Pour s’épargner un acte II de cette tragédie, une seule solution : le président de la République, et le camp qui l’a soutenu à l’Élysée depuis 2017, doivent toper avec la gauche. C’est arithmétique, un alliage qui réunirait écologistes, socialistes, macronistes (et partis satellites) n’aurait même pas besoin de la bénédiction des Républicains pour échapper aux éventuelles motions de censure du Rassemblement national et de la France insoumise. Cela tombe bien, le PS notamment est enclin à discuter.
Dès lors, deux options pour Emmanuel Macron. Il peut tout d’abord nommer la gauche à Matignon (comme elle le réclame) et demander à ses troupes de jouer le rôle d’arbitre qu’il avait laissé au Rassemblement national. Ou, il peut discuter avec les socialistes et écologistes (les deux mouvements les plus enclins à la négociation) de leurs conditions de non-censure d’un futur gouvernement.

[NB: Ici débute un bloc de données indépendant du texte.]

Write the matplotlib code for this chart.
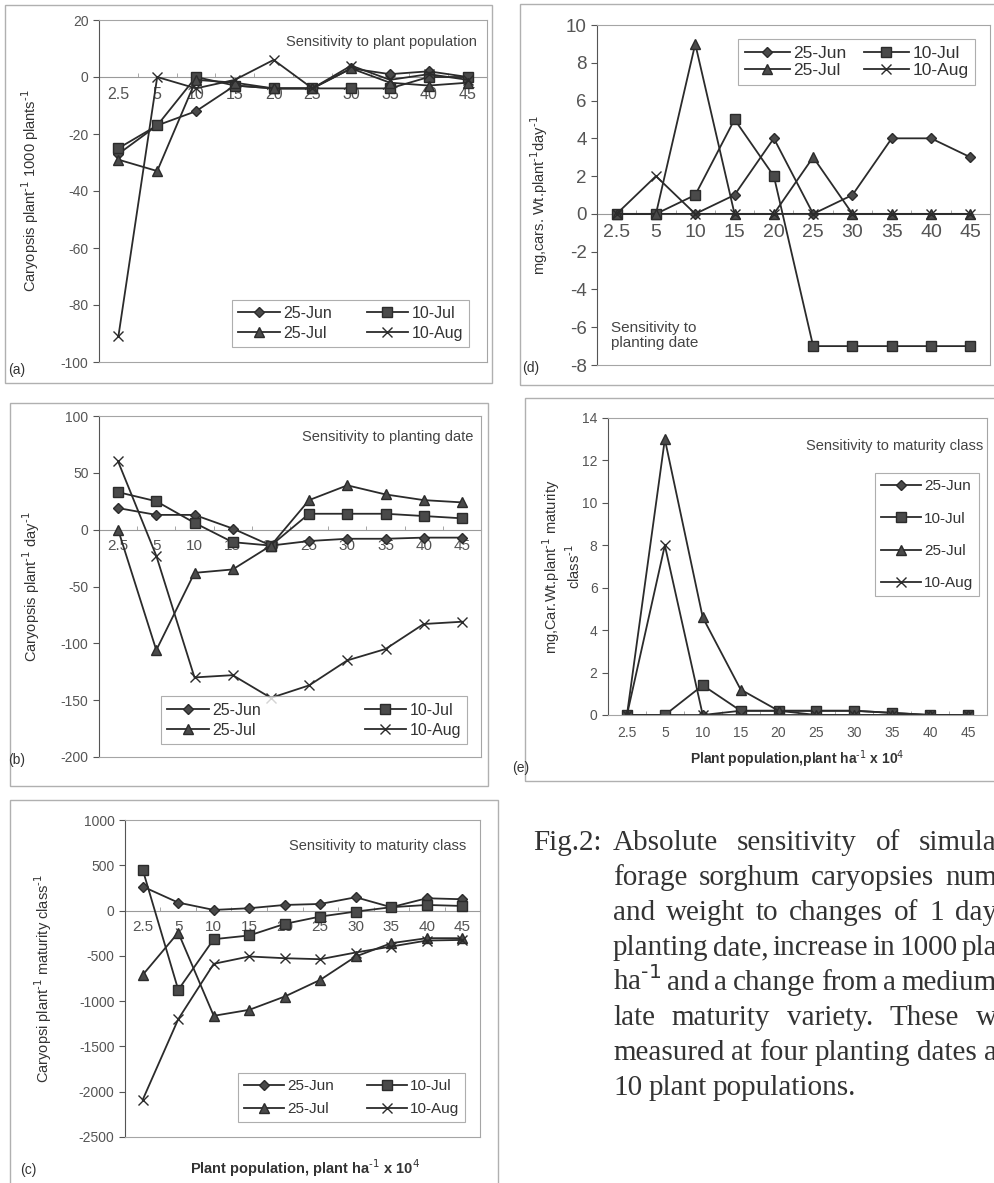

Lequel serait assis sur la coalition précédente entre LR et le bloc présidentiel. Pas simple, du tout.
Pour cause, si la deuxième hypothèse semble plus probable à l’heure actuelle, le chef de l’État n’ayant jamais réellement envisagé la nomination d’une personnalité NFP, ce dernier va tout de même devoir accepter de lâcher du lest. Dans un cas, comme dans l’autre.
… En détricotant son bilan ?
À l’heure actuelle, difficile effectivement pour les roses ou les Verts de s’entendre avec les troupes présidentielles, qu’ils ont honnies ces dernières années, sans rien en retour. Dans ce contexte, il n’est pas anodin de voir les dirigeants du PS se relayer ce mardi dans les médias pour exiger du président de la République un « changement de cap », ou une « remise en cause de ses dogmes », selon le vocable de Raphaël Glucksmann à la Une de Libération.
Concrètement, les partis favorables à la négociation réclament pêle-mêle, un coup d’accélérateur sur la transition écologique, une nouvelle approche concernant les services publics et, surtout, le scalp de la politique économique macroniste. Cette sacro-sainte stratégie dite de « l’offre » qui vise à épargner les entreprises ou les plus aisés d’impôts pour espérer le « ruissellement » sur le reste de la population et les plus fragiles.
En somme, s’il veut un peu de stabilité pour la future équipe gouvernementale et pour la suite de son mandat, le « maître des horloges » n’a pas d’autre choix que de détricoter une partie de son bilan. Même la réforme des retraites ? La question de son abrogation est aussi centrale que révélatrice. Il s’agit d’une revendication majeure du NFP, les partis de gauche qui s’en réclament ne pourront pas la passer sous silence au moment de s’accorder avec les macronistes. De l’autre côté, elle fait office de ligne rouge, avec un camp présidentiel effrayé de voir la seule réforme du second quinquennat Macron être potentiellement torpillée.
Chaque chemin sera tortueux pour le chef de l’État. Soit il tourne à gauche, et égratigne son bilan et certaines de ses réussites. Soit il reste à droite, et continue de suspendre le gouvernement aux désirs des lepénistes. Pour résumer, soit il remet en cause sa réforme des retraites, soit il promet une nouvelle loi immigration sur les plates-bandes du Rassemblement national. Le « en même temps » n’est plus possible. Sur une ligne de crête, l’indécision peut provoquer la chute.